〔課文簡介〕
〈第九味〉,引自《第九味》(聯合文學出版),收入翰林版民國100年2月3版高中國文課本第四冊第十課。作者回憶起小時候,父親開設餐館「健樂園」,聘來大廚曾先生主持。不似一般廚師骯髒油氣,曾先生氣態閒適、見解不凡,認為天下的喫,「不過是一根舌頭九樣味」。當時作者年幼,只認酸甜苦辣鹹澀腥沖,不識第九味,後曾先生好賭闖禍,黯然離開餐館,直至作者於金門服役,再度相遇,談起往事,論起喫的道理,時光悠悠,多少感慨,第九味的真義,曾先生仍沒道破,作者內心已漸漸明白……
江湖上傳言,某大文學獎決審會議,一篇文字練達、酣暢淋漓的散文,拔得頭籌。在場的評審,誤以為作者是位歷經滄桑的老先生,沒想到,資料一攤開,此人年紀不過三十,還是個研究生,名叫「徐國能」。

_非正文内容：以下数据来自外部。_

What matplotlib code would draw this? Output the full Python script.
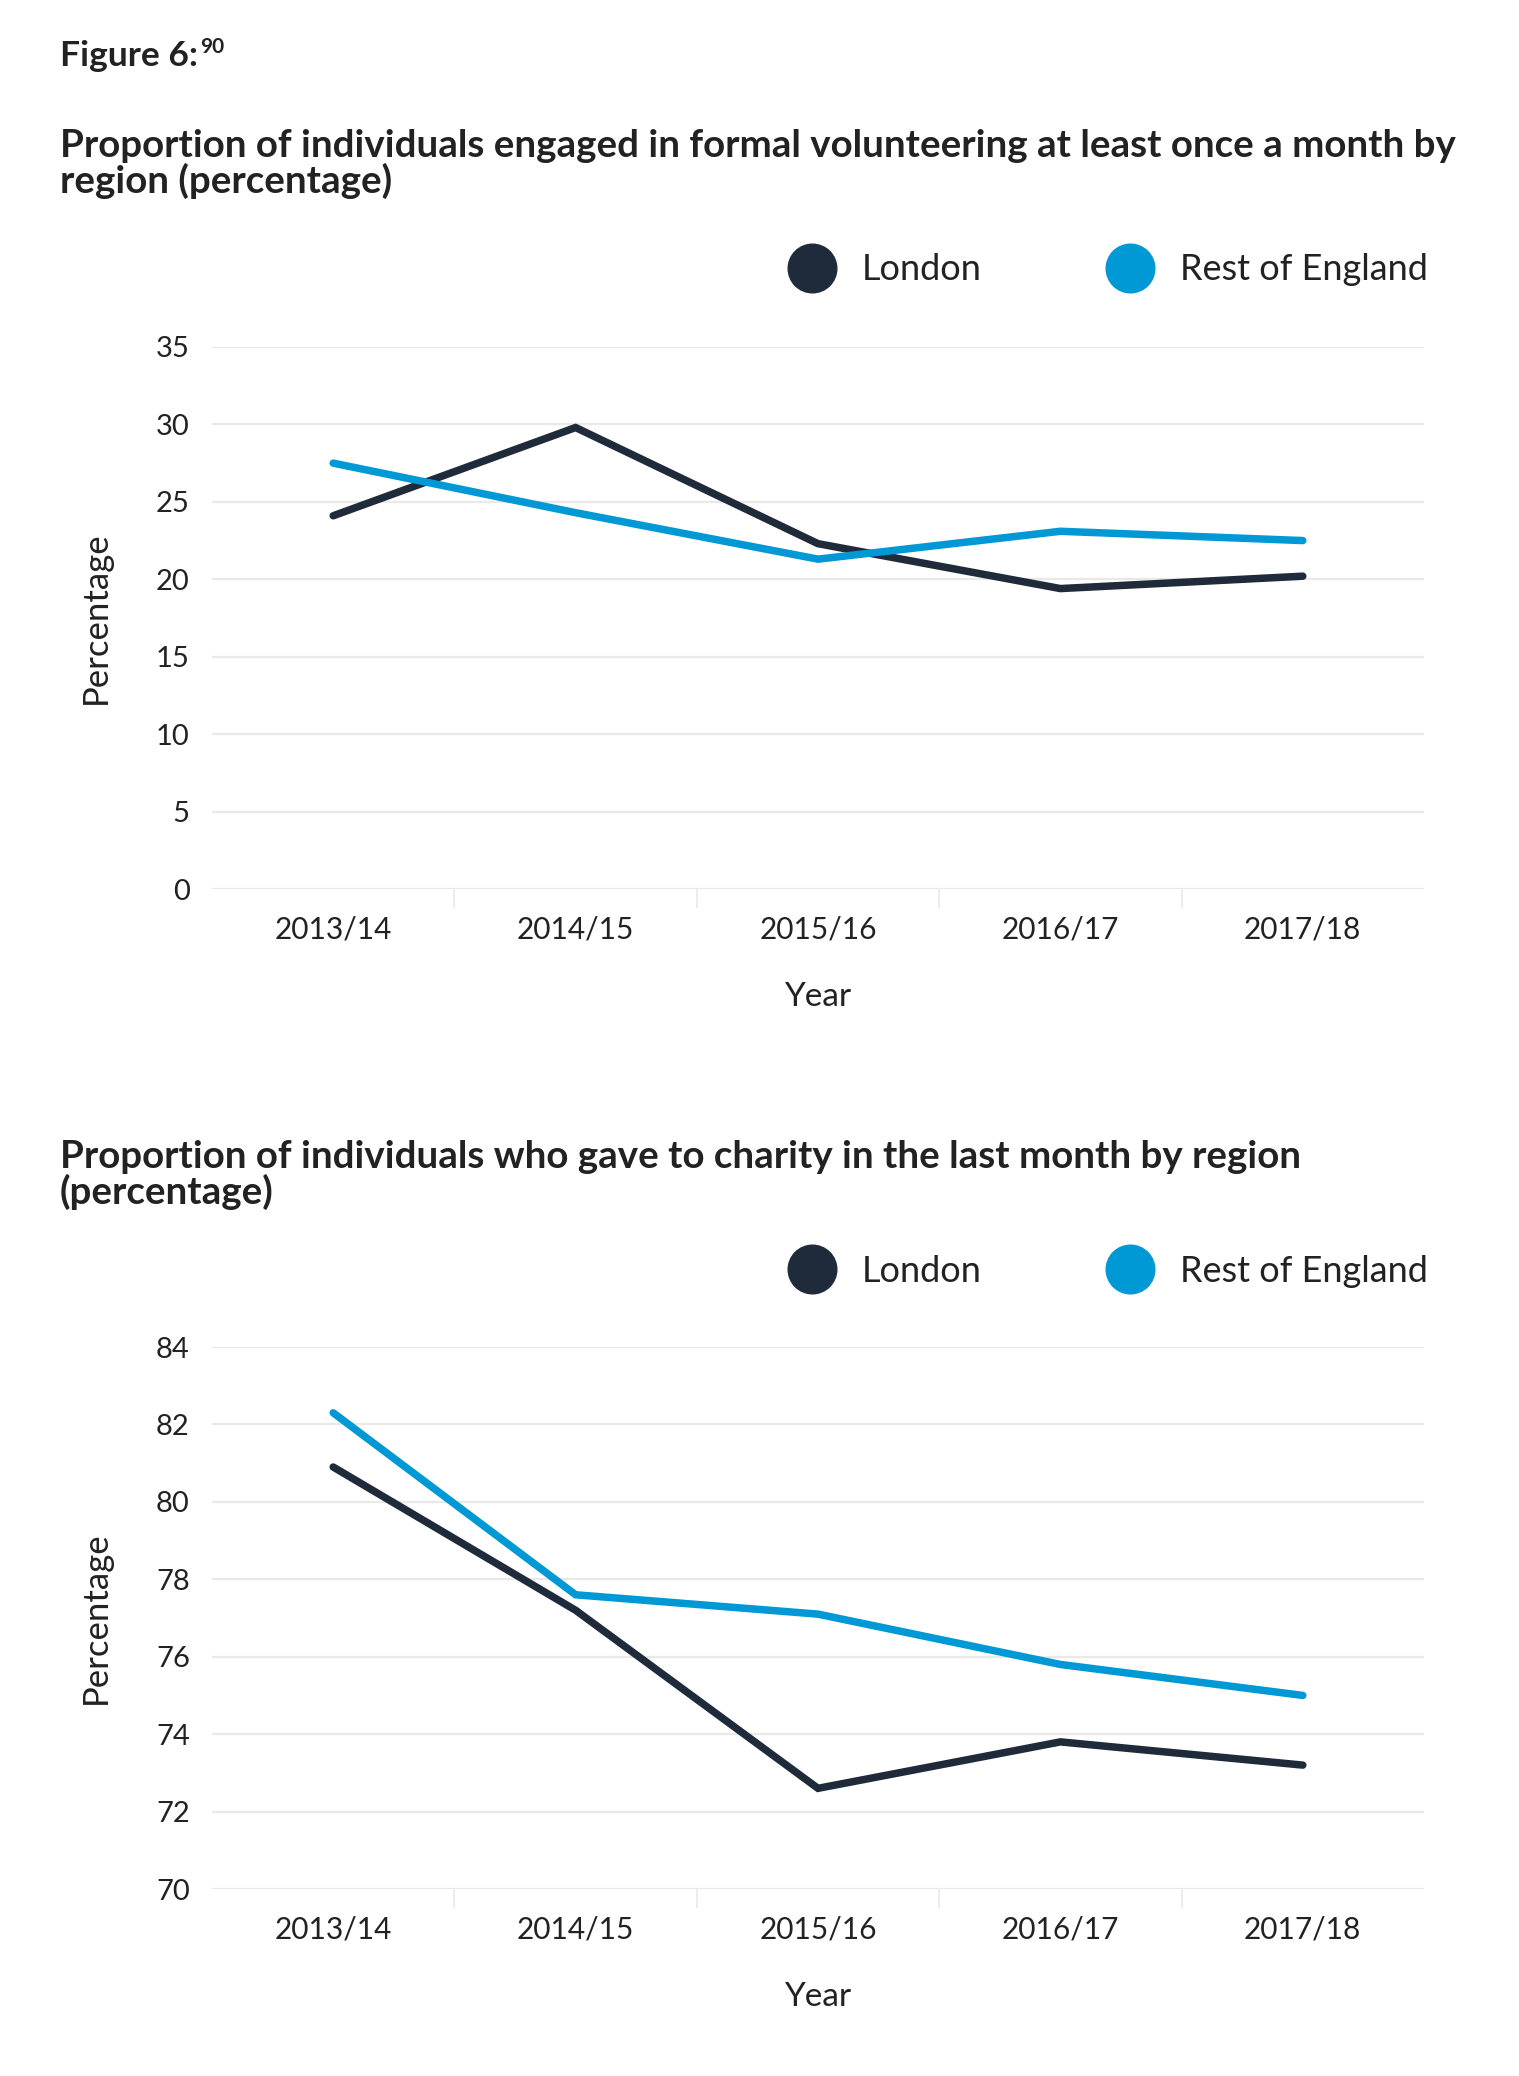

眼鏡深色粗框,框住書生氣息;發音字正腔圓,是最最標準的國文老師,與徐國能在青田街的咖啡館對坐,望向落地窗外綠樹掩映的日式老屋,漸漸地,你跟那些評審一樣,浮現疑惑,反差越拉越大……人動不動就引經據典、講些高深的道理;冷不防,又點評現下新聞,兩三句話,犀利更甚電視名嘴,令人絕倒。
人如其文,又不似其人。
很難想像,貴為大學教師的他,中學時期,一度沒有學校可讀。
充滿自信的落榜生
那年高中聯考,徐國能應答如流,自以為成績不錯,沒想到一放榜,離最低志願,尚有一段差距。當時,大姐讀台大,二姐在北一女,升學之路,徐國能滑了一跤。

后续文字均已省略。